◆ Set exercise
Look through the data and write out every line with the word "matplotlib" in it.

◆ Data shown

= = = =

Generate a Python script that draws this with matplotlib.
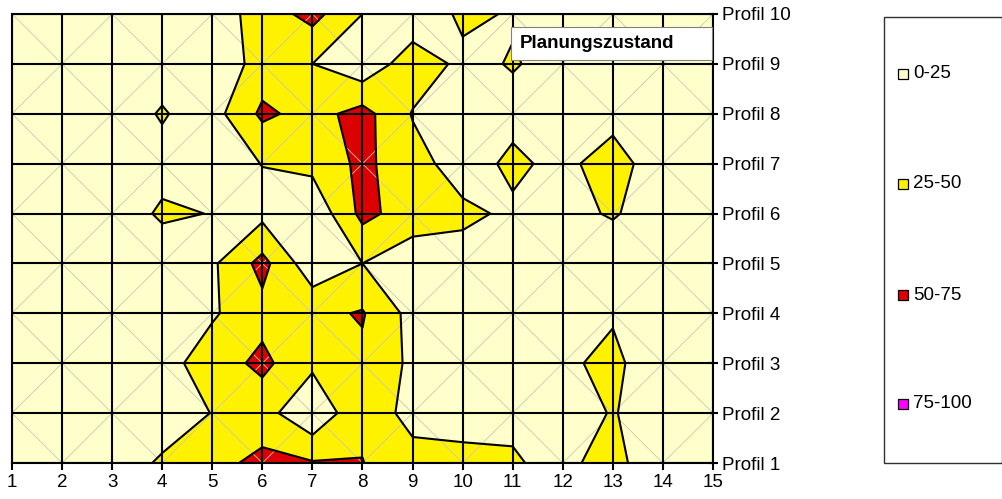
import numpy as np
import matplotlib
matplotlib.use('Agg')
import matplotlib.pyplot as plt
from matplotlib.collections import LineCollection
from matplotlib.patches import Rectangle

plt.rcParams['font.family'] = ['Liberation Sans', 'DejaVu Sans']

# x positions (columns) and profile names (rows)
x_vals = np.arange(1, 16)
profile_labels = ['Profil %d' % i for i in range(1, 11)]

# contour bands
levels = [0, 25, 50, 75, 100]
band_labels = ['0-25', '25-50', '50-75', '75-100']
band_colors = ['#FFFFCC', '#FFF200', '#DC0000', '#FF00FF']

# values, one row per profile (Profil 1 .. Profil 10), x = 1..15
profil_1 = [10, 12, 15, 27.5, 42, 57, 52, 50.5, 37, 35, 27, 19, 35, 2, 5]
profil_2 = [10, 12, 14, 15, 25.5, 35, 4, 46, 14, 11, 21, 10, 27, 7, 8]
profil_3 = [10, 12, 14, 15, 38, 56, 30, 45, 20, 15, 14, 20, 32, 4, 8]
profil_4 = [10, 12, 14, 16, 22, 42, 44, 52, 16.5, 12, 10, 12, 22, 10, 8]
profil_5 = [8, 10, 12, 15, 21, 58, 8, 25, 10, 15, 12, 10, 14, 10, 8]
profil_6 = [10, 12, 15, 27.5, 24.5, 18, 5, 57, 38, 30, 21, 20, 26.6, 16, 10]
profil_7 = [10, 12, 14, 19, 15, 25.5, 32, 56, 34, 14, 30, 18, 38, 7, 10]
profil_8 = [10, 12, 15, 26.6, 15, 55, 41, 59, 23.5, 15, 18, 14, 15, 12, 10]
profil_9 = [10, 12, 14, 17, 5, 36, 25, 6, 40, 19, 26.5, 18, 14, 12, 10]
profil_10 = [8, 10, 12, 12, 10, 37, 58.3, 25, 6, 30, 23, 15, 12, 10, 8]

Z = np.array([profil_1, profil_2, profil_3, profil_4, profil_5,
              profil_6, profil_7, profil_8, profil_9, profil_10])
y_vals = np.arange(1, Z.shape[0] + 1)
X, Y = np.meshgrid(x_vals, y_vals)

# faint wireframe diagonals of the surface
diagonals = []
for j in range(len(y_vals) - 1):
    for i in range(len(x_vals) - 1):
        x0, x1, y0, y1 = x_vals[i], x_vals[i + 1], y_vals[j], y_vals[j + 1]
        if (x0 + y0) % 2:
            diagonals.append([(x0, y0), (x1, y1)])
        else:
            diagonals.append([(x0, y1), (x1, y0)])

fig = plt.figure(figsize=(10.03, 4.99), dpi=100)
ax = fig.add_axes([12 / 1003, 36 / 499, 701 / 1003, 449 / 499])

ax.contourf(X, Y, Z, levels=levels, colors=band_colors)
ax.add_collection(LineCollection(diagonals, colors='#C9C9B0', linewidths=0.6, zorder=1.5))
ax.contour(X, Y, Z, levels=levels[1:-1], colors='black', linewidths=1.5, zorder=2)

ax.set_xlim(x_vals[0], x_vals[-1])
ax.set_ylim(y_vals[0], y_vals[-1])
ax.set_xticks(x_vals)
ax.set_yticks(y_vals)
ax.set_yticklabels(profile_labels)
ax.grid(True, color='black', linewidth=1.5, zorder=3)
ax.set_axisbelow(False)
for s in ax.spines.values():
    s.set_linewidth(1.5)
    s.set_zorder(4)
ax.yaxis.tick_right()
ax.tick_params(axis='x', direction='out', length=5, width=1.5, labelsize=13.5, pad=3)
ax.tick_params(axis='y', direction='inout', length=7, width=1.5, labelsize=13.5, pad=3)

# title box inside the plot
fig.patches.append(Rectangle((511 / 1003, 1 - 60 / 499), 201 / 1003, 33 / 499,
                             transform=fig.transFigure, facecolor='white',
                             edgecolor='#808080', linewidth=0.8, zorder=5))
fig.text(520 / 1003, 1 - 44 / 499, 'Planungszustand', fontsize=13.5, fontweight='bold',
         va='center', ha='left', zorder=6)

# legend box
fig.patches.append(Rectangle((884 / 1003, 1 - 463 / 499), 118 / 1003, 446 / 499,
                             transform=fig.transFigure, facecolor='white',
                             edgecolor='#303030', linewidth=1.0, zorder=5))
legend_y = [74, 184, 295, 404]
for lab, col, yp in zip(band_labels, band_colors, legend_y):
    fig.patches.append(Rectangle((898 / 1003, 1 - (yp + 5) / 499), 10 / 1003, 10 / 499,
                                 transform=fig.transFigure, facecolor=col,
                                 edgecolor='black', linewidth=0.9, zorder=6))
    fig.text(913 / 1003, 1 - yp / 499, lab, fontsize=13.5, va='center', ha='left', zorder=6)

fig.savefig('out.png', dpi=100)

= = = =

◆ Exercise result
Generate a Python script that draws this with matplotlib.
import matplotlib
matplotlib.use('Agg')
import matplotlib.pyplot as plt
from matplotlib.collections import LineCollection
from matplotlib.patches import Rectangle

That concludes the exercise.